Ideas, Stories, and Profiles

Every year, as Alfred Nobel dictated, Nobel prizes are awarded to those who have conferred the greatest benefit to humankind. This year, selection committees seem to have got it right, the Nobel science prizes all have in common celebrating discoveries that significantly advanced healthcare.

The Nobel Prize in Physiology or Medicine was awarded to immunologists James P. Allison and Tasuku Honjo, M.D. for their discovery of cancer therapy by inhibition of negative immune regulation, often referred to as “immune checkpoint therapy.” Think of it like a car on an important mission that shouldn’t be slow but the manufacturer had made the car to auto-break when exceeding a certain speed, you then remove all the breaks for the car to move as fast as it can. The same was done by Allison and Honjo when they studied and discovered proteins that function as brakes on the immune system and explored different strategies of releasing the brakes and unleashing immune cells to attack.

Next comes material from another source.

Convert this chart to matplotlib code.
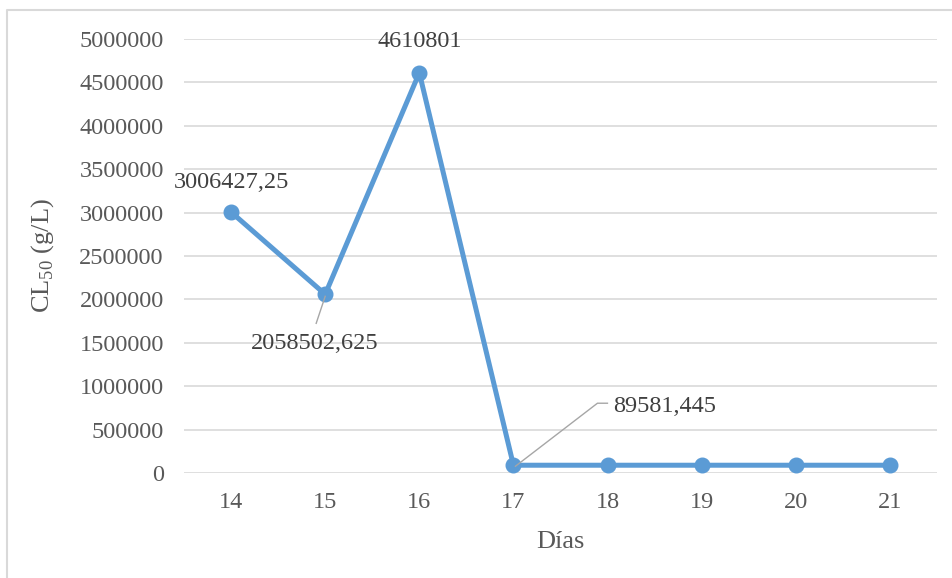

The Nobel Prize in Physics was awarded to Arthur Ashkin, a nuclear physicist who also happened to be the oldest (age ninety-six) laureate, for his invention of optical tweezers and their application to biological systems, and to electrical engineer Gérard Mourou and (his student) optical physicist Donna Strickland for their method of generating high-intensity, ultra-short optical pulses. Ashkin’s invention in practice is what would allow you to levitate a ping pong ball with a hairdryer and could be used to explore how cells talk to their surroundings and vice versa, and how these interactions affect disease progression. While Mourou and Donna’s technique, called Chirped Pulse Amplification (CPA), is now routinely used in corrective laser eye surgeries.

The Nobel Prize in Chemistry was awarded to chemical engineer Frances H. Arnold for her work on the directed evolution of enzymes, and to biologist George P. Smith and Sir Gregory P. Winter, a genetic engineer, for the phage display of peptides and antibodies. These Nobel Laureates in Chemistry have been inspired by the power of evolution and used the principles of direct evolution by genetic change and selection to develop proteins that solve mankind’s chemical problems. Arnold’s technique of producing enzymes (catalysts) through directed evolution are now used to manufacture everything from biofuels to pharmaceutical products. Smith and Winter’s discovery of antibodies evolved using a method called phage display is used to combat auto-immune diseases and to cure some cases of metastatic cancers. Sir Winter created the protein adalimumab, now marketed as Humira by Abbott Laboratories, which is a treatment for rheumatoid arthritis and inflammatory bowel disease.

Foundational research for this year’s Nobel science prizes was done over three decades ago and some only got to be used in routine medical practice, or pharmaceutical products, less than ten years ago. The Nobel science prizes don’t simply reward the invention only but its broad contribution to the evolution of humankind.